[Thanks to Dr. Carol Thoma for making some valuable corrections]

Percy Bysshe Shelley was born August 4, 1792, the first of seven children born to Timothy Shelley, a country squire who became a baronet in 1815 upon the death of his father, Sir Bysshe Shelley. Percy attended Sion House Academy from 1802-4 and then Eton, where the young intellectual and idealist encountered the public school system of "fagging," in which upperclass boys tyrannized their juniors, who ran errands and acted as servants.  Afterwards Shelley equated school with prison. Although University College, Oxford, where he enrolled in 1810, came as something of a relief, within a few months he was expelled along with his friend Thomas Jefferson Hogg for refusing to acknowledge or deny authorship of a pamphlet entitled The Necessity of Atheism.

His father visited him in London after his expulsion, insisting that he renounce his friend Hogg and his beliefs, which included atheism, vegetarianism, free love, and political radicalism; Shelley refused. The resulting estrangement from his father was completed when Shelley eloped with Harriet Westbrook, the 16-year-old daughter of a coffee-house keeper. Shelley now sought a vocation: he went to Ireland for a few months to campaign for political reform; his poem "Queen Mab" appeared in 1813. The following year he met his hero William Godwin, the author of Political Justice, and fell in love with his daughter Mary, a radical and an idealist like himself. The daughter of William Godwin and Mary Wollstonecraft, the pioneering feminist who wrote A Vindication of the Rights of Women, Mary later wrote Frankenstein and The Last Man, two novels that remain popular and influential today. Taking along Mary's step-sister Jane Clairmont (daughter of the second Mrs. Godwin), Mary and Percy eloped to Switzerland in July 1814.

An inheritance from his grandfather of £1000 per annum in 1815 alleviated Shelley's financial difficulties, which were often caused by his generosity to others, but his domestic situation became very complex: Harriet, who had already given him a daughter, Ianthe, bore a son, Charles, on Nov. 30, 1814, after Shelley had been living with Mary for several months. A few months later (Feb. 22, 1815) Mary bore a daughter, who lived only a few days, and in January 1816 their son William was born. In 1816, Percy, Mary, and Jane Clairmont (who had reinvented herself as Claire and become Lord Byron's mistress) returned to Geneva, where they met Byron and his friend (and doctor) John Polidori. They visited each other daily and regularly sailed together on the lake.  The famous ghost story-telling competition which lead Mary to come up with Frankenstein occurred in June. After they returned to England, Mary's half-sister Fanny Imlay committed suicide in October, and less than a month later, Harriet (apparently pregnant by another man) drowned herself.  Shelley married Mary in December but lost custody of his children by Harriet to her family.  

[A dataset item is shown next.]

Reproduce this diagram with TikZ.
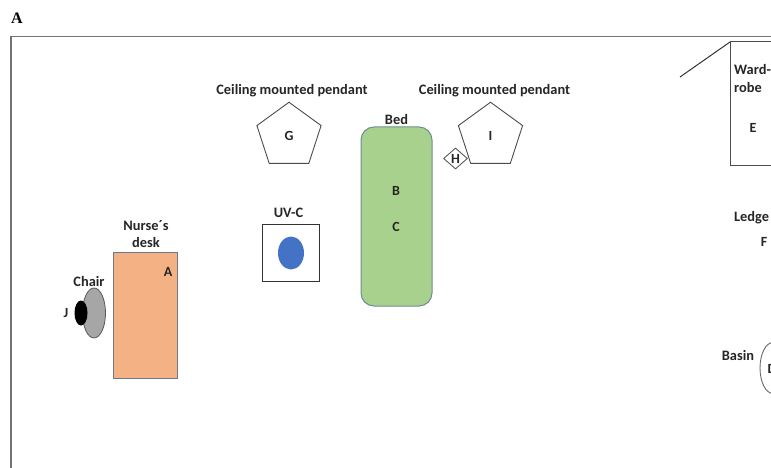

In 1818 the Shelleys left England for Italy, where their infant daughter Clara and then their son William died and where Percy Florence was born. Shelley gathered a circle of friends, including Byron, around him. Despite his radical views and despite his habit of falling in love with young women in this circle (like Emilia Viviani and Jane Williams, common-law wife of Edward Williams), Shelley was the peacemaker among them — Byron said that everyone else he knew was a beast compared with Shelley. Returning by sailing yacht from a peacemaking mission on behalf of Byron to Claire Clairmont, Shelley drowned at sea during a fierce storm. Mary Shelley edited his poems and advanced his fame after his death.